A cursory glance at the quarterly results announced so far may lead one to assume that happy days are back again for Corporate India. It’s true that barring Infosys, many companies have posted double digit earnings growth. However, Going forward, we are likely to see several companies posting poor numbers across sectors including Metals, Capital goods, Infra, PSU banks, Telecom and Cement. This impending reality check will take away much of the optimism triggered by an apparently decent beginning.
Our calculations suggest that we are staring at a flattish growth, ex PSU oil majors, for the Nifty and Sensex. For FY13 as a whole, PAT growth would works out to a meagre 6-7 per cent; one of the weakest since FY07.
Worse, revenue growth has been noticeably slipping in FY13, from about 15 per cent in Q1 to the estimated 7-8 per cent in Q4. And looming large is the resumption of the earnings downgrade cycle, one that had slowed down in the last few months. In these circumstances, any one projecting a 15 per cent plus earnings growth for FY14 may be forced to make a downside revision.
The triggers of the impending slowdown are not hard to fathom. For one, domestic demand has considerably slowed down, inflation is sticky, global revival is visibly slow and investment cycle continues to be below potential. The hopes raised in late 2012 about a forthcoming reform spree have by now crumbled. And given the state elections in November-December and General elections next year, there’s hardly any scope for major decision-making. The business sentiment is subdued and any signs of recovery seem remote at best. It’s hardly surprising that corporates are not committing any big investments as yet.

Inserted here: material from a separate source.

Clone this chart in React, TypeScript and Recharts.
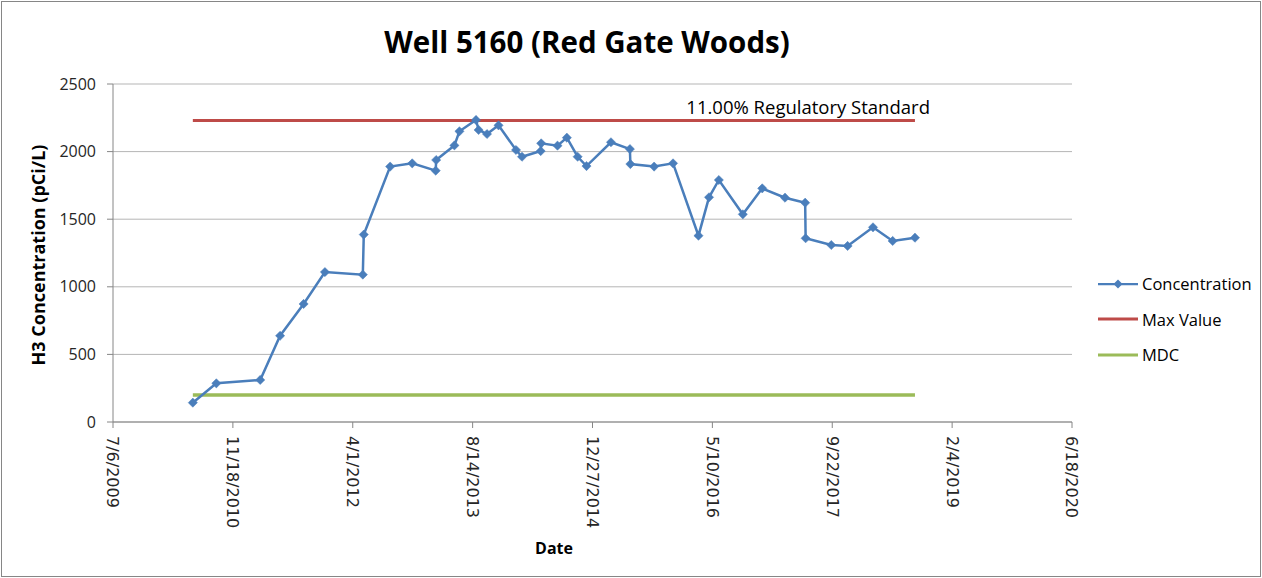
import React from 'react';
import { LineChart, Line, XAxis, YAxis, CartesianGrid, Legend, LabelList } from 'recharts';

const sampleDates = [
  '2010-06-04', '2010-09-10', '2011-03-12', '2011-06-03', '2011-09-09', '2011-12-07',
  '2012-05-13', '2012-05-17', '2012-09-04', '2012-12-05', '2013-03-13', '2013-03-15',
  '2013-05-30', '2013-06-20', '2013-08-28', '2013-09-08', '2013-10-13', '2013-11-30',
  '2014-02-11', '2014-03-08', '2014-05-25', '2014-05-27', '2014-08-03', '2014-09-11',
  '2014-10-26', '2014-12-02', '2015-03-14', '2015-06-01', '2015-06-03', '2015-09-10',
  '2015-11-28', '2016-03-13', '2016-04-26', '2016-06-06', '2016-09-14', '2016-12-04',
  '2017-03-09', '2017-06-01', '2017-06-03', '2017-09-18', '2017-11-25', '2018-03-11',
  '2018-06-01', '2018-09-02',
];
const concentration = [
  143, 286, 311, 638, 873, 1109,
  1090, 1386, 1889, 1913, 1859, 1938,
  2046, 2150, 2234, 2160, 2130, 2194,
  2012, 1962, 2004, 2061, 2044, 2103,
  1962, 1893, 2069, 2019, 1908, 1889,
  1913, 1378, 1662, 1790, 1536, 1728,
  1659, 1622, 1359, 1309, 1302, 1440,
  1339, 1363,
];
const limitDates = ['2010-06-04', '2018-09-02'];
const maxValue = [2230, 2230];
const mdcValue = [200, 200];
const maxValueLabel = '11.00% Regulatory Standard';
const xTickLabels = [
  '7/6/2009', '11/18/2010', '4/1/2012', '8/14/2013', '12/27/2014',
  '5/10/2016', '9/22/2017', '2/4/2019', '6/18/2020',
];
const yTicks = [0, 500, 1000, 1500, 2000, 2500];

const isoToTime = (iso: string) => {
  const [y, m, d] = iso.split('-').map(Number);
  return Date.UTC(y, m - 1, d);
};
const labelToTime = (s: string) => {
  const [m, d, y] = s.split('/').map(Number);
  return Date.UTC(y, m - 1, d);
};
const fmtDate = (t: number) => {
  const dt = new Date(t);
  return `${dt.getUTCMonth() + 1}/${dt.getUTCDate()}/${dt.getUTCFullYear()}`;
};

const concData = sampleDates.map((d, i) => ({ t: isoToTime(d), v: concentration[i] }));
const maxData = limitDates.map((d, i) => ({ t: isoToTime(d), v: maxValue[i] }));
const mdcData = limitDates.map((d, i) => ({ t: isoToTime(d), v: mdcValue[i] }));
const xTicks = xTickLabels.map(labelToTime);

const BLUE = '#4A7EBB';
const RED = '#BE4B48';
const GREEN = '#9BBB59';
const FONT = '"Open Sans", sans-serif';

const Diamond = (props: any) => {
  const { cx, cy } = props;
  if (cx == null || cy == null) return null;
  const r = 4.6;
  return (
    <polygon
      points={`${cx},${cy - r} ${cx + r},${cy} ${cx},${cy + r} ${cx - r},${cy}`}
      fill={BLUE}
      stroke={BLUE}
      strokeWidth={0.5}
    />
  );
};

const XTick = (props: any) => {
  const { x, y, payload } = props;
  return (
    <text
      transform={`translate(${x},${y + 6}) rotate(90)`}
      textAnchor="start"
      dy="0.35em"
      style={{ fontFamily: '"DejaVu Sans"', fontSize: 16 }}
      fill="#262626"
    >
      {fmtDate(payload.value)}
    </text>
  );
};

const YTitle = (props: any) => {
  const vb = props.viewBox || {};
  const cy = vb.y + vb.height / 2;
  return (
    <text
      transform={`translate(38,${cy + 2}) rotate(-90)`}
      textAnchor="middle"
      dominantBaseline="central"
      style={{ fontFamily: FONT, fontWeight: 'bold', fontSize: 18 }}
      fill="#000"
    >
      H3 Concentration (pCi/L)
    </text>
  );
};

const XTitle = () => (
  <text
    x={554}
    y={548}
    textAnchor="middle"
    dominantBaseline="central"
    style={{ fontFamily: FONT, fontWeight: 'bold', fontSize: 16 }}
    fill="#000"
  >
    Date
  </text>
);

const MaxLabel = (props: any) => {
  const { x, y, index } = props;
  if (index !== maxData.length - 1) return null;
  return (
    <text
      x={x + 15}
      y={y - 14}
      textAnchor="end"
      dominantBaseline="central"
      style={{ fontFamily: FONT, fontSize: 18.5 }}
      fill="#000"
    >
      {maxValueLabel}
    </text>
  );
};

const legendItems = [
  { name: 'Concentration', color: BLUE, marker: true },
  { name: 'Max Value', color: RED, marker: false },
  { name: 'MDC', color: GREEN, marker: false },
];

const LegendContent = () => (
  <div style={{ fontFamily: FONT, fontSize: 16.5, color: '#000' }}>
    {legendItems.map((it) => (
      <div key={it.name} style={{ display: 'flex', alignItems: 'center', height: 35.5 }}>
        <svg width={42} height={12} style={{ marginRight: 2, flex: 'none' }}>
          <line x1={0} y1={6} x2={40} y2={6} stroke={it.color} strokeWidth={it.marker ? 2.25 : 3} />
          {it.marker && <polygon points="20,1.5 24.5,6 20,10.5 15.5,6" fill={it.color} />}
        </svg>
        <span style={{ whiteSpace: 'nowrap' }}>{it.name}</span>
      </div>
    ))}
  </div>
);

export default function App() {
  return (
    <div style={{ position: 'absolute', left: 0, top: 0, width: 1262, height: 578, background: '#fff' }}>
      <div
        style={{
          position: 'absolute',
          left: 0,
          top: 22,
          width: 1174,
          textAlign: 'center',
          fontFamily: FONT,
          fontWeight: 'bold',
          fontSize: 29.5,
          lineHeight: '40px',
          color: '#000',
        }}
      >
        Well 5160 (Red Gate Woods)
      </div>
      <LineChart
        width={1262}
        height={578}
        margin={{ top: 84, right: 24, bottom: 16, left: 53 }}
      >
        <CartesianGrid vertical={false} stroke="#B5B5B5" strokeWidth={1} />
        <XAxis
          type="number"
          dataKey="t"
          domain={[xTicks[0], xTicks[xTicks.length - 1]]}
          ticks={xTicks}
          interval={0}
          height={140}
          axisLine={{ stroke: '#868686' }}
          tickLine={{ stroke: '#868686' }}
          tickSize={6}
          tick={<XTick />}
          label={<XTitle />}
          allowDataOverflow
        />
        <YAxis
          type="number"
          domain={[0, 2500]}
          ticks={yTicks}
          interval={0}
          width={60}
          axisLine={{ stroke: '#868686' }}
          tickLine={{ stroke: '#868686' }}
          tickSize={6}
          tickMargin={11}
          tick={{ fontFamily: FONT, fontSize: 16, fill: '#262626' }}
          label={<YTitle />}
        />
        <Legend
          layout="vertical"
          align="right"
          verticalAlign="middle"
          width={166}
          wrapperStyle={{ left: 1098, top: 266, width: 166 }}
          content={<LegendContent />}
        />
        <Line
          data={maxData}
          dataKey="v"
          name="Max Value"
          stroke={RED}
          strokeWidth={3}
          dot={false}
          activeDot={false}
          isAnimationActive={false}
        >
          <LabelList dataKey="v" content={<MaxLabel />} />
        </Line>
        <Line
          data={mdcData}
          dataKey="v"
          name="MDC"
          stroke={GREEN}
          strokeWidth={3.5}
          dot={false}
          activeDot={false}
          isAnimationActive={false}
        />
        <Line
          data={concData}
          dataKey="v"
          name="Concentration"
          stroke={BLUE}
          strokeWidth={2.5}
          dot={<Diamond />}
          activeDot={false}
          isAnimationActive={false}
        />
      </LineChart>
      <div
        style={{
          position: 'absolute',
          left: 1,
          top: 1,
          width: 1258,
          height: 574,
          border: '1px solid #868686',
          pointerEvents: 'none',
        }}
      />
    </div>
  );
}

Our analysis over the past two decades reveals that real GDP and global commodity prices are two key drivers of corporate profitability growth. Given the perceptibly weak near-term outlook for real GDP growth as well as global commodity prices, we foresee a subdued corporate profit growth for the better part of FY14. Our calculations point to a 10-11 per cent growth in Nifty EPS, which we believe is achievable. Going with the 5-6 per cent real GDP growth expectation in FY14, we don’t see earnings clocking a higher rate. At the same time, they won’t fall to single digit either, thanks to the support emanating from the low base earnings effect of FY12 and FY13, relief on the input cost front and the depreciated level of INR proving accretive to earnings.
Slackening of sales and high leverage are clearly proving to be among the major impediments to earnings. Although interest costs have peaked, the demand scenario is likely to remain subdued in FY14. It’s amply clear that the slowdown won’t be limited to a couple of industry sectors; instead it would be broad-based in nature.
What does that mean in stock market terms? As far as index values are concerned, any scope of material P/E expansion is ruled out, especially with portfolio flows moderating. The writing on the wall is clear - we will have to live with market uncertainty for another year.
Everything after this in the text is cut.